Jackie Howard – My Life With The Walter Boys
Jackie’s grief-fueled rigidity clashed with the show’s warm, chaotic family dynamic. Her emotional walls and judgmental streak made it hard for viewers to root for her early on. While understandable, her inability to adapt or communicate turned sympathy into irritation, especially as others bent over backward for her comfort even when she came between two brothers.

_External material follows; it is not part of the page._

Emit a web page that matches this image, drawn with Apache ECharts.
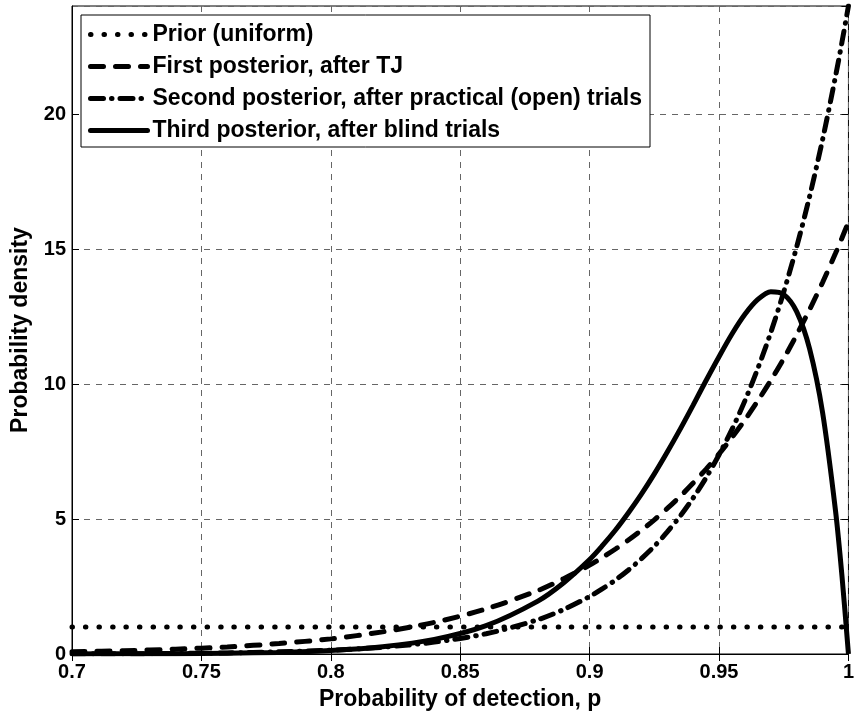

Jenny Humphrey – Gossip Girl
Jenny’s crime wasn’t ambition, it was refusing to stay small. As she clawed her way into Manhattan’s elite, her desperation and moral shortcuts rubbed viewers the wrong way. Of course, no character was safe from scandal or questionable choices, yet fans labeled Jenny as annoying and entitled. Let’s remember that Gossip Girl thrives on exactly that kind of chaos when it’s coming from others.
Wendy Byrde – Ozark
Wendy’s transformation into a ruthless power player unsettled the Ozark tribe. Unlike male antiheroes, her hunger for control was judged more harshly. As she outmaneuvered enemies and her own family, viewers recoiled, labeling her monstrous, even though the show deliberately framed her as Walt-tier dangerous.
Olivia Pope – Scandal
Once a symbol of power and control, Olivia Pope slowly lost audience goodwill. Her moral hypocrisy—fixing the world while breaking everyone close to her—became impossible to ignore. As the seasons progressed, fans grew tired of her god complex, especially when accountability never seemed to follow her actions.
Iris West – The Flash
Iris suffered from being written as both emotional center and narrative roadblock. Her importance was constantly stated rather than shown, which viewers found pointless. When storylines bent around her significance, fans pushed back—not against Iris herself, but against how the show insisted on elevating her without earning it.
Hannah Horvath – Girls
Hannah was never designed to be aspirational, but many viewers still rejected her outright. Self-absorbed, entitled, and painfully unaware, she embodied millennial flaws without softening them. The discomfort came from recognition. Hannah forced audiences to confront traits they didn’t want mirrored back at them.
Yennefer – The Witcher
Yennefer’s ambition, rage, and vulnerability made her compelling, but not universally loved. Her hunger for power and control alienated some viewers, especially when paired with emotional volatility. Yet that chaos defines her strength. Rejection often came from discomfort with a woman who refuses softness unless she chooses it.
Shiv Roy – Succession
Shiv’s intelligence and ambition were undeniable, yet Succession fans often turned on her. Her hypocrisy, emotional detachment, and corporate maneuvering felt especially cutting because she claimed moral superiority. In a show full of monsters, Shiv’s refusal to own her cruelty made audiences bristle, even when her brothers were just as bad.
Emily Waltham – Friends
Emily never stood a chance among the Friends group. Introduced as Ross’s serious love interest, she became the “villain” simply for reacting realistically to humiliation. Asking Ross to stop seeing Rachel wasn’t unhinged after the wedding vows debacle, it was actually human. Still, the show framed her as controlling, and fans quickly rejected her as an obstacle to endgame romance.